Their relations in depth can be extremely ambiguous, for space is frequently implied, if formally annihilated. Here they differ markedly from the paintings, since the method prohibits the relief that is integral to the large works. Some of the figuration looks like fragments of the big, extremely complex wheels that, often in pairs, dominated his paintings of nearly 20 years ago (1960-61). But where those wheels were as fixed as the wheels of the stone chariots of the sun god at Konarak, these fragments are actively going somewhere, like the micro-organisms that move with such inexplicable but compelling force on a laboratory slide. In one case there is a sense of joyous, all-out running of the kind Picasso abstracted in an absolutely different way in the period when he was so closely associated with ballet and between-rehearsals romps on the beach.
These works on paper have been issuing in a steady stream since last summer. The large untitled new painting illustrated here, a 48 by 96 inch oil on masonite, may show where they are tending to go. It is certainly not a summary of previous work, but a very Minerva of apparently parthenogenetic marvels. It testifies of course to Bloore's unaltered faith in the inexhaustible expressiveness of whites as both faintly tinted light and as shadow casting pigments. It is in that sense one of his most fully definite works to date, but it is redefining in new terms his unique fusion of spirit and substance.

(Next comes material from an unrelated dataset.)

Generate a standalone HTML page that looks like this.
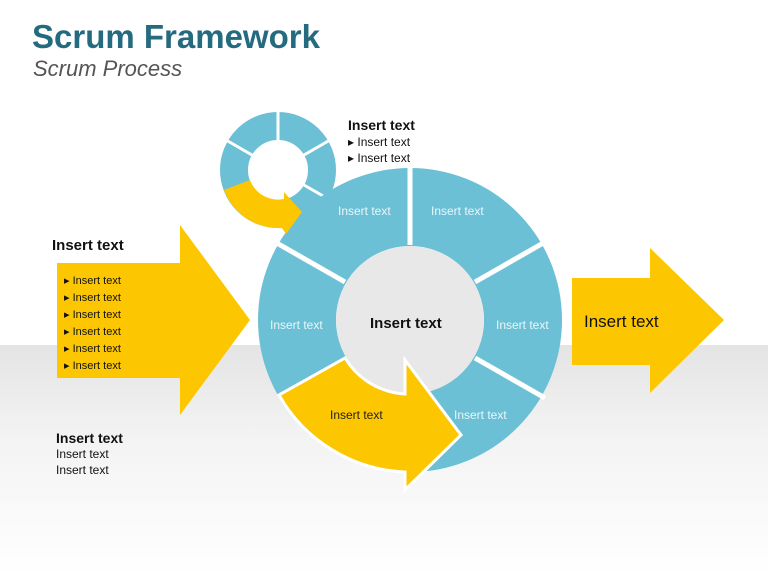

Here there is a remarkable balance of stasis and flux. The calm space is dominated at the left by a floating pattern of overlapping rows of softened meanders that form themselves into a slightly flattened diamond. This is positioned somewhat as Robert Goodnough places his dense, shapeless swirls of leaflike fragments, but has an entirely different effect. From it two narrow streamers of unequal thickness stretch out horizontally and parallel all the way to the right edge. These figurations have a perceptible thickness in ivory and fleece whites against a smooth, grayed-white ground. It is at once serene, inevitable and as compact with force as a flight of northward-migrating birds without in the slightest representing such an observable event. It is a superb abstraction of a different order, a symbol of contained, purposive energy, a shapely diagram of what civilization aspires to be within a natural order that appears immune to reason.
artscanada #226 / 227, May / June 1979.